WHAT YOU SHOULD DO> Using the data below, return the stretch from the line that contains "Rebuild this chart" through the line that contains "let defs = svg.append('defs');", both included, exactly as it stands and nothing beyond it.

INFORMATION SUPPLIED>
------------------------
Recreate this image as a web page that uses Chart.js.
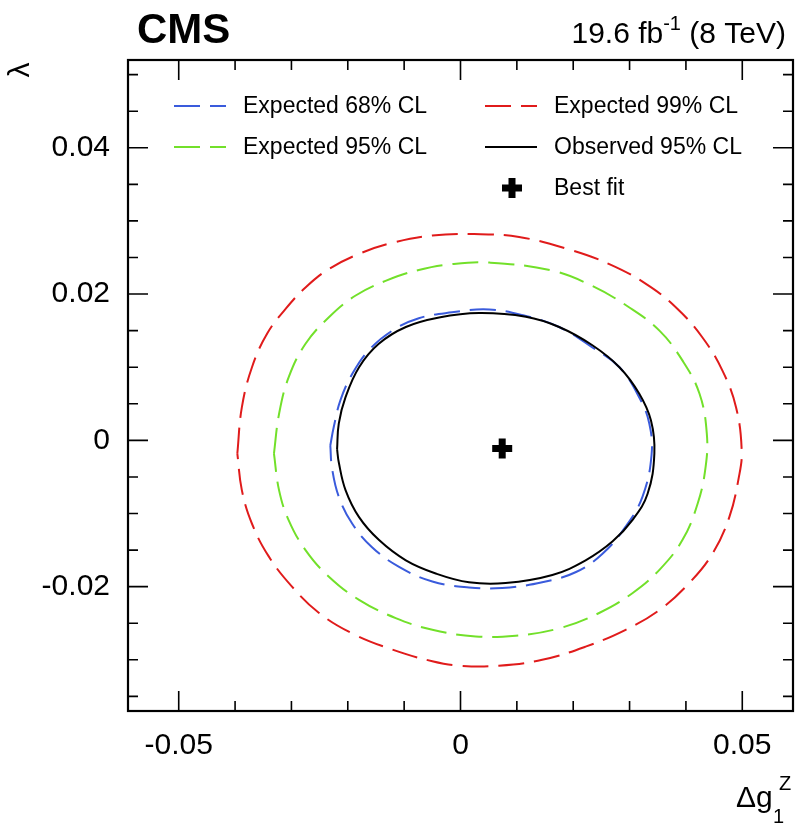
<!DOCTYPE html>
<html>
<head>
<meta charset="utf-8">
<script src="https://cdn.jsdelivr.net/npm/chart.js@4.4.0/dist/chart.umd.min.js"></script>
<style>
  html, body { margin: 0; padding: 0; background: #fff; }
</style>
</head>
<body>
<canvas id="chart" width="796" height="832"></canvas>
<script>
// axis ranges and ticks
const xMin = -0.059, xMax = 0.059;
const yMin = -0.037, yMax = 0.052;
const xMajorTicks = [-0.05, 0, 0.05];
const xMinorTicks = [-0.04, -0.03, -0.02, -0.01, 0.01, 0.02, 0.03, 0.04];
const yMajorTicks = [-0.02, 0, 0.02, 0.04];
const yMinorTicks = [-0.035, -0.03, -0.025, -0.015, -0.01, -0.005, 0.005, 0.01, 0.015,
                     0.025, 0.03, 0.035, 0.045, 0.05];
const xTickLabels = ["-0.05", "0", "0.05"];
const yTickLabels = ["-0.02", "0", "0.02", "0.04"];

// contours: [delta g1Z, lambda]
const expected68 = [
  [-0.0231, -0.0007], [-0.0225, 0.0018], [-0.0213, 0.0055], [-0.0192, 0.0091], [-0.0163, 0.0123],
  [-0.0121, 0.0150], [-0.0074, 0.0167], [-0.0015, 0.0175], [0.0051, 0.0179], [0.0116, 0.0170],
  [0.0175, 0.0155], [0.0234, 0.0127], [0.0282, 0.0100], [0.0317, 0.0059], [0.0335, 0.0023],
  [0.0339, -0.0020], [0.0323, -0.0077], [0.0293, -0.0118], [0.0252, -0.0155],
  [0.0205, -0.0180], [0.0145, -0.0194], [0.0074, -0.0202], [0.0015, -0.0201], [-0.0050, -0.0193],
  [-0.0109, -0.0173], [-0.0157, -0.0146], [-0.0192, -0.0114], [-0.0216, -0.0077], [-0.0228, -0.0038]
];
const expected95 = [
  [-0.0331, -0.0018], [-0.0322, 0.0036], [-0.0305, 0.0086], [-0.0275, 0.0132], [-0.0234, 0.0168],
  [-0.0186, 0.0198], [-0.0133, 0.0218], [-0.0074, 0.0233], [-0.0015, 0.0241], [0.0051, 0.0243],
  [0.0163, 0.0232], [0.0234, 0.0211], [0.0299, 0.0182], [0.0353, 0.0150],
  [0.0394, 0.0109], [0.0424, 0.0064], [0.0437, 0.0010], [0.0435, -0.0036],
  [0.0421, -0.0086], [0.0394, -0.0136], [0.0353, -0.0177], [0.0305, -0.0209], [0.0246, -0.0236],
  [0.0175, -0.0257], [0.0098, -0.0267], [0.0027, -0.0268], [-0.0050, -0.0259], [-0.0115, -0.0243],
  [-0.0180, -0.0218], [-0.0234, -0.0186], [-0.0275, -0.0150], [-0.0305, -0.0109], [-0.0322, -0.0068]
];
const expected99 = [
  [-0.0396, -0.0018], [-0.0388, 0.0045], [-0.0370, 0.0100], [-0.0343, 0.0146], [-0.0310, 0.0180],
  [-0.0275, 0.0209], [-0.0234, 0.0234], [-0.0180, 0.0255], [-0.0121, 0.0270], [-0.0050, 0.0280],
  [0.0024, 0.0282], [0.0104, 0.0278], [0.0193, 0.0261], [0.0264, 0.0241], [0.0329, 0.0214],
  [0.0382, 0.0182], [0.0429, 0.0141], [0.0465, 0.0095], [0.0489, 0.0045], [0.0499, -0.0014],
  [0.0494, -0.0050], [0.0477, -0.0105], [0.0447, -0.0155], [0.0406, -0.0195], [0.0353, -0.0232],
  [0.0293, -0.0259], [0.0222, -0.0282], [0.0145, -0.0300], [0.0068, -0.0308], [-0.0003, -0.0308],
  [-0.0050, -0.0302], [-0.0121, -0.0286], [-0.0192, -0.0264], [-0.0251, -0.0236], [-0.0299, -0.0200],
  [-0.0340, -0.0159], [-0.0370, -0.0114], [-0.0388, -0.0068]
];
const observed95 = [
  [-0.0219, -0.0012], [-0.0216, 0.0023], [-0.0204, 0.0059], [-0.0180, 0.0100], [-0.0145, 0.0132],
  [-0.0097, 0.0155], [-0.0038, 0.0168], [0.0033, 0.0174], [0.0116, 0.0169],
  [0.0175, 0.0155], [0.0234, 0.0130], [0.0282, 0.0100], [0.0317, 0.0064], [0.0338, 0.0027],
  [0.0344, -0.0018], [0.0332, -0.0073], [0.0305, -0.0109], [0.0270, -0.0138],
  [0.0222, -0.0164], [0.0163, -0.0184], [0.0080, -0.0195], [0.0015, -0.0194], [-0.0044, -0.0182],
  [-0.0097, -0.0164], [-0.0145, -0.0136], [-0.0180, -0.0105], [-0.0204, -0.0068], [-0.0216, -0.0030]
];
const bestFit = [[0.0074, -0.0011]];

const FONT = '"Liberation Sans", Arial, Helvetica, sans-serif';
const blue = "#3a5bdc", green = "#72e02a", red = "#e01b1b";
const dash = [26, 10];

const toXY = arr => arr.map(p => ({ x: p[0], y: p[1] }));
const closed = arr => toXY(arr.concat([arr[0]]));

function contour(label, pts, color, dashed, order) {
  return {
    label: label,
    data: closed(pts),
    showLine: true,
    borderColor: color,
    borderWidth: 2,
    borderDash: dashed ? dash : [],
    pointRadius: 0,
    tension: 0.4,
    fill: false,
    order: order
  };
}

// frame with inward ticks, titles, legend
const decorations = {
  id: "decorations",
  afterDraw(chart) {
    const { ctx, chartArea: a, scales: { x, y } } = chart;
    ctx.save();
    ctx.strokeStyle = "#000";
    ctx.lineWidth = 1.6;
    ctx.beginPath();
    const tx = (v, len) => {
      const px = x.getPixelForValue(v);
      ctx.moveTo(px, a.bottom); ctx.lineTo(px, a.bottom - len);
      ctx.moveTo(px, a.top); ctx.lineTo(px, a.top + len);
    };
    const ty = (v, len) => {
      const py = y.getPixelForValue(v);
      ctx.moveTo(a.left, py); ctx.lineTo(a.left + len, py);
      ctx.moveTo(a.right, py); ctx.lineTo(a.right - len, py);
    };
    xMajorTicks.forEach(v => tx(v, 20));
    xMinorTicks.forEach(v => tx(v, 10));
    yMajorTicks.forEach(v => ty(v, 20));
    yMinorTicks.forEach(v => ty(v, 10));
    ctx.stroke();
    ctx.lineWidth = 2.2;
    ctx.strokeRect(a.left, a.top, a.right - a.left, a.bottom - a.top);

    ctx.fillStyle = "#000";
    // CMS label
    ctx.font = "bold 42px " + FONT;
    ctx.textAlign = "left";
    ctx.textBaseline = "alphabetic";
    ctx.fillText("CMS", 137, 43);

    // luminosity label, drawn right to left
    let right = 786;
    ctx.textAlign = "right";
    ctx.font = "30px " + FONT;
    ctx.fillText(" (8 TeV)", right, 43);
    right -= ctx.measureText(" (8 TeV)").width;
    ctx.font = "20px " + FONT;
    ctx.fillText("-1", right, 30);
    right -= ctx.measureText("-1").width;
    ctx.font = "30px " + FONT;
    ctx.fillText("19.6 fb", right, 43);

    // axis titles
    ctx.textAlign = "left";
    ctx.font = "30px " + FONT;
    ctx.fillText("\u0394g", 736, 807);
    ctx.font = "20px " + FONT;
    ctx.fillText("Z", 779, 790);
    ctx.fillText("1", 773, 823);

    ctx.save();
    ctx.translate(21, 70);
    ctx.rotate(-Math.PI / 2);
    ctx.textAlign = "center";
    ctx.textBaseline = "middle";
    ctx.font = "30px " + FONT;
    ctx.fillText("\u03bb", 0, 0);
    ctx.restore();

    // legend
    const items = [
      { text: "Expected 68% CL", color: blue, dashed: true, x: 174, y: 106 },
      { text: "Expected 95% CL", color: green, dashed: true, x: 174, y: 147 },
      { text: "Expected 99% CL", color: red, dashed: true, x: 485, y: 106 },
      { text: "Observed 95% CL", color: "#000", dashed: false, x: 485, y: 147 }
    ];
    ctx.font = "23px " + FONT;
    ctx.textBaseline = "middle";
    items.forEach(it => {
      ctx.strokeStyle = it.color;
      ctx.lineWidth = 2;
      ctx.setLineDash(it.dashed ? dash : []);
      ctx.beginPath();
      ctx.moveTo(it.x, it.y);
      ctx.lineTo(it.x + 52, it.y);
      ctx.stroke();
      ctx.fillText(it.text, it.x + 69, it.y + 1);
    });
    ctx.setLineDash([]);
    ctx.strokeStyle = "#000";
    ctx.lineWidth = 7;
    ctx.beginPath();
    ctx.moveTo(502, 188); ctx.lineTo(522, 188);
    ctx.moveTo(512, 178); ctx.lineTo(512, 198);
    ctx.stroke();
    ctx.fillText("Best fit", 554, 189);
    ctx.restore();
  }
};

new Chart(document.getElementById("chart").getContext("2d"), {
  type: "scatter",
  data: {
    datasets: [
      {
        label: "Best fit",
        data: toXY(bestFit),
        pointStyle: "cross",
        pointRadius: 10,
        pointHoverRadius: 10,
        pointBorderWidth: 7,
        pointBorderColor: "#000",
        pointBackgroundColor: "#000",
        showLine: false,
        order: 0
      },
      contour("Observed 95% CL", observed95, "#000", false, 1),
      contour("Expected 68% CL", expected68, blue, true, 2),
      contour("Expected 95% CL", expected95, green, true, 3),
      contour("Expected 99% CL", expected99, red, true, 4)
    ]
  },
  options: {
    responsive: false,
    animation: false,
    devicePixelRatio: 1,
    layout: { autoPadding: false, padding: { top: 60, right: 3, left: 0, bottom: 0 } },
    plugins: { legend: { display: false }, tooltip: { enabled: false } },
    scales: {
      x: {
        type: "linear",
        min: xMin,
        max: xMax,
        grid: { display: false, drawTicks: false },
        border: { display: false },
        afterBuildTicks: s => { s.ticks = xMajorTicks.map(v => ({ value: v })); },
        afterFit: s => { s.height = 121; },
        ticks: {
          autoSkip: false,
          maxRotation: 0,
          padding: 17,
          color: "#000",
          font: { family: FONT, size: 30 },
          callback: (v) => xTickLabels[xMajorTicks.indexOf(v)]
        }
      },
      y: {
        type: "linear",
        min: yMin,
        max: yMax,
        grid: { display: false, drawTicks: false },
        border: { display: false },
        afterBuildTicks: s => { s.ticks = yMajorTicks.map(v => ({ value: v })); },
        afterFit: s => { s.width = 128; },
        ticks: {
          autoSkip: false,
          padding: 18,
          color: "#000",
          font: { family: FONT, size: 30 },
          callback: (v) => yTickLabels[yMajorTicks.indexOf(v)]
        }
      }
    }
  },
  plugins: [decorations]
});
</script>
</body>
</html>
------------------------
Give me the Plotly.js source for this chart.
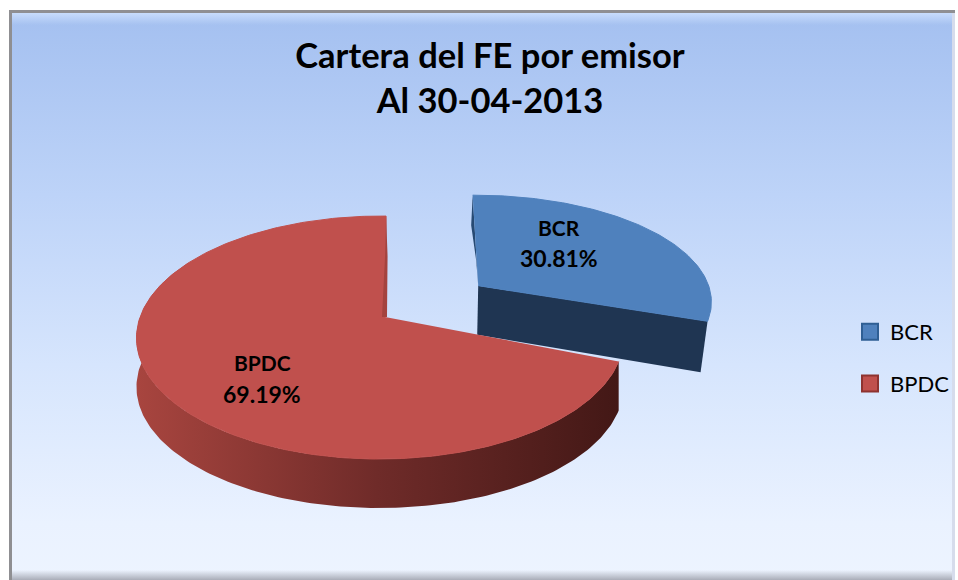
------------------------
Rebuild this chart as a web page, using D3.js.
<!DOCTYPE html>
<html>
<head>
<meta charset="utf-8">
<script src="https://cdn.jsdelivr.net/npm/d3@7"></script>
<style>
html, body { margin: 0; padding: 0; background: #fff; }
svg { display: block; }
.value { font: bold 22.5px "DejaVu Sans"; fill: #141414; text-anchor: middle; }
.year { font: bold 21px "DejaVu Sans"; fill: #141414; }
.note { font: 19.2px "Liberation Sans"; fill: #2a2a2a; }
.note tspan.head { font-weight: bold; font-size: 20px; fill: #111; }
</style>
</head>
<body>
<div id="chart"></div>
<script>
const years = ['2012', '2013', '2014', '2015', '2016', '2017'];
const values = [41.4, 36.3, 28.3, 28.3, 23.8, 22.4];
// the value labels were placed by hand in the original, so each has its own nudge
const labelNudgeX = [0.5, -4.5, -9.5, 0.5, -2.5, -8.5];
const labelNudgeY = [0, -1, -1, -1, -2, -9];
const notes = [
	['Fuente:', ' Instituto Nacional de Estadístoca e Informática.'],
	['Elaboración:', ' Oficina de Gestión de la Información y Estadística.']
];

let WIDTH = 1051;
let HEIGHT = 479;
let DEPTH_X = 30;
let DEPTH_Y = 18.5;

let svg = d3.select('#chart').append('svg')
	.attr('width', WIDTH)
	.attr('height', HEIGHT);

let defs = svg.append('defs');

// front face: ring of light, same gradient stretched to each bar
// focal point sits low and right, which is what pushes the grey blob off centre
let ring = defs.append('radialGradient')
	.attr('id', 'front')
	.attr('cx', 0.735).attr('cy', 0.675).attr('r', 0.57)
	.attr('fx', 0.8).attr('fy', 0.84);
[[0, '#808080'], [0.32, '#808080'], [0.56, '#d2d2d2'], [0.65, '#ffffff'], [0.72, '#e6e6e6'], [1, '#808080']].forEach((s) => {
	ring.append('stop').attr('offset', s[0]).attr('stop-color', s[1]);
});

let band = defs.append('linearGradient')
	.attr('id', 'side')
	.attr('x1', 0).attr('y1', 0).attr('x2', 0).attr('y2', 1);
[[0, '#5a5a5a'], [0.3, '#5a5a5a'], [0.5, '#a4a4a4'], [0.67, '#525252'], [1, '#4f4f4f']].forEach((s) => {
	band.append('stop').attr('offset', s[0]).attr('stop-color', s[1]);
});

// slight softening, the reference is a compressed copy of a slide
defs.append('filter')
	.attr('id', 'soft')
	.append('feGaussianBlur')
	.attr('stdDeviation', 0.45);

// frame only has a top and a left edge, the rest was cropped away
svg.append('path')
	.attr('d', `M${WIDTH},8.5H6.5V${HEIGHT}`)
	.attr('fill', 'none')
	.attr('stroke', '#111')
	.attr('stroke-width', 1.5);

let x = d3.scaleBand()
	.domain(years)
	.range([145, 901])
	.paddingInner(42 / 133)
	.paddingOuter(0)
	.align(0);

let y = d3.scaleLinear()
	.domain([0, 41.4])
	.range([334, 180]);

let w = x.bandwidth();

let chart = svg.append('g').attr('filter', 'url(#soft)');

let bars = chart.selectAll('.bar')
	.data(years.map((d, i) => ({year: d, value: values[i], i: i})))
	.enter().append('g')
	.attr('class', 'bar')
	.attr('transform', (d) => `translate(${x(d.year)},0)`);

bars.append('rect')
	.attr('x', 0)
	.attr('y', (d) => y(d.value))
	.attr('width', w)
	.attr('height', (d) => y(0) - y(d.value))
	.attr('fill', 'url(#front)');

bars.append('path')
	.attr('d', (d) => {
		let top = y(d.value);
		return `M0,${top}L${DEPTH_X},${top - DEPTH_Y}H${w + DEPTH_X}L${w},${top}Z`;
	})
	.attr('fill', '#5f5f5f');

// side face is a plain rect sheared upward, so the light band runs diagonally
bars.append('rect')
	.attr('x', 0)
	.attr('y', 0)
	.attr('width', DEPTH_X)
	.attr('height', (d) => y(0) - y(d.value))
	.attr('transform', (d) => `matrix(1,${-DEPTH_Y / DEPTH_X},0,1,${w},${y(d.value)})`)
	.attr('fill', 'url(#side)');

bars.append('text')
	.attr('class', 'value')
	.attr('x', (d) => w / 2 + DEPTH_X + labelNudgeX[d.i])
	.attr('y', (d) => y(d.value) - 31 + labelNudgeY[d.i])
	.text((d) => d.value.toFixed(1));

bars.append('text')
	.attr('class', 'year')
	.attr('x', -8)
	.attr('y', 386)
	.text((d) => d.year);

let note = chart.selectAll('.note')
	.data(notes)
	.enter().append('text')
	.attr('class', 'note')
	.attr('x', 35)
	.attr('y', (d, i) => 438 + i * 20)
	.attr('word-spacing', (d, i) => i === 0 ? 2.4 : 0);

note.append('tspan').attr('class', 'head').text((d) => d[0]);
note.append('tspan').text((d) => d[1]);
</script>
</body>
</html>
------------------------
OUTPUT OF THE EXERCISE>
Rebuild this chart as a web page, using D3.js.
<!DOCTYPE html>
<html>
<head>
<meta charset="utf-8">
<script src="https://cdn.jsdelivr.net/npm/d3@7"></script>
<style>
html, body { margin: 0; padding: 0; background: #fff; }
svg { display: block; }
.value { font: bold 22.5px "DejaVu Sans"; fill: #141414; text-anchor: middle; }
.year { font: bold 21px "DejaVu Sans"; fill: #141414; }
.note { font: 19.2px "Liberation Sans"; fill: #2a2a2a; }
.note tspan.head { font-weight: bold; font-size: 20px; fill: #111; }
</style>
</head>
<body>
<div id="chart"></div>
<script>
const years = ['2012', '2013', '2014', '2015', '2016', '2017'];
const values = [41.4, 36.3, 28.3, 28.3, 23.8, 22.4];
// the value labels were placed by hand in the original, so each has its own nudge
const labelNudgeX = [0.5, -4.5, -9.5, 0.5, -2.5, -8.5];
const labelNudgeY = [0, -1, -1, -1, -2, -9];
const notes = [
	['Fuente:', ' Instituto Nacional de Estadístoca e Informática.'],
	['Elaboración:', ' Oficina de Gestión de la Información y Estadística.']
];

let WIDTH = 1051;
let HEIGHT = 479;
let DEPTH_X = 30;
let DEPTH_Y = 18.5;

let svg = d3.select('#chart').append('svg')
	.attr('width', WIDTH)
	.attr('height', HEIGHT);

let defs = svg.append('defs');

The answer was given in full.